* begin Data provided *

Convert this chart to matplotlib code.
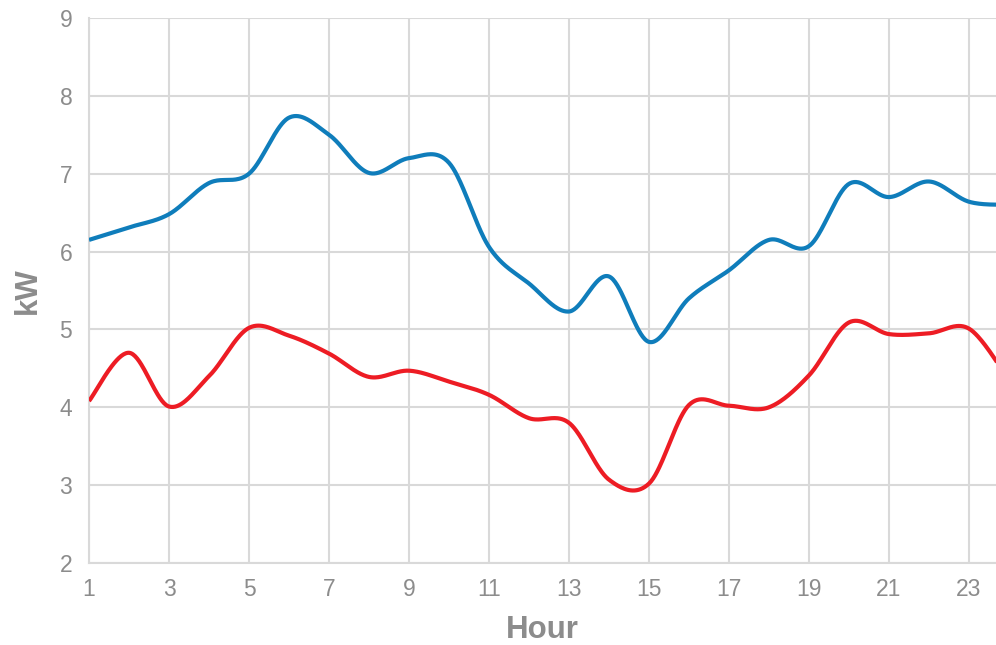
import numpy as np
import matplotlib
matplotlib.use("Agg")
import matplotlib.pyplot as plt

hours = list(range(1, 25))
series_blue = [6.15, 6.31, 6.48, 6.88, 7.00, 7.72, 7.50, 7.01, 7.20, 7.14, 6.06, 5.59,
               5.23, 5.68, 4.84, 5.40, 5.76, 6.15, 6.07, 6.87, 6.70, 6.90, 6.64, 6.60]
series_red = [4.08, 4.70, 4.01, 4.40, 5.02, 4.92, 4.69, 4.39, 4.47, 4.33, 4.16, 3.86,
              3.80, 3.07, 3.02, 4.03, 4.02, 4.00, 4.41, 5.09, 4.94, 4.95, 5.01, 4.35]
x_ticks = list(range(1, 24, 2))
y_ticks = list(range(2, 10))

BLUE = "#0F7DBB"
RED = "#ED1C24"
GRID = "#D9D9D9"
TEXT = "#8C8C8C"


def smooth(x, y, n=40):
    """Cubic Bezier smoothing through every point (Catmull-Rom control points)."""
    x = np.asarray(x, float)
    y = np.asarray(y, float)
    px = np.concatenate([[x[0]], x, [x[-1]]])
    py = np.concatenate([[y[0]], y, [y[-1]]])
    t = np.linspace(0, 1, n)[:, None]
    xs, ys = [], []
    for i in range(len(x) - 1):
        p0 = np.array([px[i + 1], py[i + 1]])
        p3 = np.array([px[i + 2], py[i + 2]])
        c1 = p0 + (np.array([px[i + 2], py[i + 2]]) - np.array([px[i], py[i]])) / 6
        c2 = p3 - (np.array([px[i + 3], py[i + 3]]) - np.array([px[i + 1], py[i + 1]])) / 6
        pts = ((1 - t) ** 3) * p0 + 3 * ((1 - t) ** 2) * t * c1 + 3 * (1 - t) * t ** 2 * c2 + t ** 3 * p3
        xs.append(pts[:, 0])
        ys.append(pts[:, 1])
    return np.concatenate(xs), np.concatenate(ys)


plt.rcParams["font.family"] = ["Liberation Sans", "DejaVu Sans"]

fig = plt.figure(figsize=(9.96, 6.45), dpi=100)
ax = fig.add_axes([89 / 996, 1 - 563 / 645, (996 - 89) / 996, (563 - 18) / 645])

for ys, col in ((series_blue, BLUE), (series_red, RED)):
    sx, sy = smooth(hours, ys)
    ax.plot(sx, sy, color=col, lw=3, solid_capstyle="butt", zorder=3)

ax.set_xlim(1, 23.675)
ax.set_ylim(2, 9)
ax.set_xticks(x_ticks)
ax.set_yticks(y_ticks)
ax.grid(True, color=GRID, lw=1.5, zorder=0)
ax.tick_params(length=0, labelsize=16.5, colors=TEXT, pad=12)
ax.tick_params(axis="x", pad=11)

for side in ("top", "right"):
    ax.spines[side].set_visible(False)
for side in ("left", "bottom"):
    ax.spines[side].set_color(GRID)
    ax.spines[side].set_linewidth(1.5)

ax.set_xlabel("Hour", fontsize=22.5, fontweight="bold", color=TEXT, labelpad=10)
ax.set_ylabel("kW", fontsize=22.5, fontweight="bold", color=TEXT, labelpad=12)

fig.savefig("out.png", dpi=100)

* end Data provided *

→ Exercise
Copy each line in full and exactly, omitting any picture.

→ Result of the task
Convert this chart to matplotlib code.
import numpy as np
import matplotlib
matplotlib.use("Agg")
import matplotlib.pyplot as plt

hours = list(range(1, 25))
series_blue = [6.15, 6.31, 6.48, 6.88, 7.00, 7.72, 7.50, 7.01, 7.20, 7.14, 6.06, 5.59,
               5.23, 5.68, 4.84, 5.40, 5.76, 6.15, 6.07, 6.87, 6.70, 6.90, 6.64, 6.60]
series_red = [4.08, 4.70, 4.01, 4.40, 5.02, 4.92, 4.69, 4.39, 4.47, 4.33, 4.16, 3.86,
              3.80, 3.07, 3.02, 4.03, 4.02, 4.00, 4.41, 5.09, 4.94, 4.95, 5.01, 4.35]
x_ticks = list(range(1, 24, 2))
y_ticks = list(range(2, 10))

BLUE = "#0F7DBB"
RED = "#ED1C24"
GRID = "#D9D9D9"
TEXT = "#8C8C8C"


def smooth(x, y, n=40):
    """Cubic Bezier smoothing through every point (Catmull-Rom control points)."""
    x = np.asarray(x, float)
    y = np.asarray(y, float)
    px = np.concatenate([[x[0]], x, [x[-1]]])
    py = np.concatenate([[y[0]], y, [y[-1]]])
    t = np.linspace(0, 1, n)[:, None]
    xs, ys = [], []
    for i in range(len(x) - 1):
        p0 = np.array([px[i + 1], py[i + 1]])
        p3 = np.array([px[i + 2], py[i + 2]])
        c1 = p0 + (np.array([px[i + 2], py[i + 2]]) - np.array([px[i], py[i]])) / 6
        c2 = p3 - (np.array([px[i + 3], py[i + 3]]) - np.array([px[i + 1], py[i + 1]])) / 6
        pts = ((1 - t) ** 3) * p0 + 3 * ((1 - t) ** 2) * t * c1 + 3 * (1 - t) * t ** 2 * c2 + t ** 3 * p3
        xs.append(pts[:, 0])
        ys.append(pts[:, 1])
    return np.concatenate(xs), np.concatenate(ys)


plt.rcParams["font.family"] = ["Liberation Sans", "DejaVu Sans"]

fig = plt.figure(figsize=(9.96, 6.45), dpi=100)
ax = fig.add_axes([89 / 996, 1 - 563 / 645, (996 - 89) / 996, (563 - 18) / 645])

for ys, col in ((series_blue, BLUE), (series_red, RED)):
    sx, sy = smooth(hours, ys)
    ax.plot(sx, sy, color=col, lw=3, solid_capstyle="butt", zorder=3)

ax.set_xlim(1, 23.675)
ax.set_ylim(2, 9)
ax.set_xticks(x_ticks)
ax.set_yticks(y_ticks)
ax.grid(True, color=GRID, lw=1.5, zorder=0)
ax.tick_params(length=0, labelsize=16.5, colors=TEXT, pad=12)
ax.tick_params(axis="x", pad=11)

for side in ("top", "right"):
    ax.spines[side].set_visible(False)
for side in ("left", "bottom"):
    ax.spines[side].set_color(GRID)
    ax.spines[side].set_linewidth(1.5)

ax.set_xlabel("Hour", fontsize=22.5, fontweight="bold", color=TEXT, labelpad=10)
ax.set_ylabel("kW", fontsize=22.5, fontweight="bold", color=TEXT, labelpad=12)

fig.savefig("out.png", dpi=100)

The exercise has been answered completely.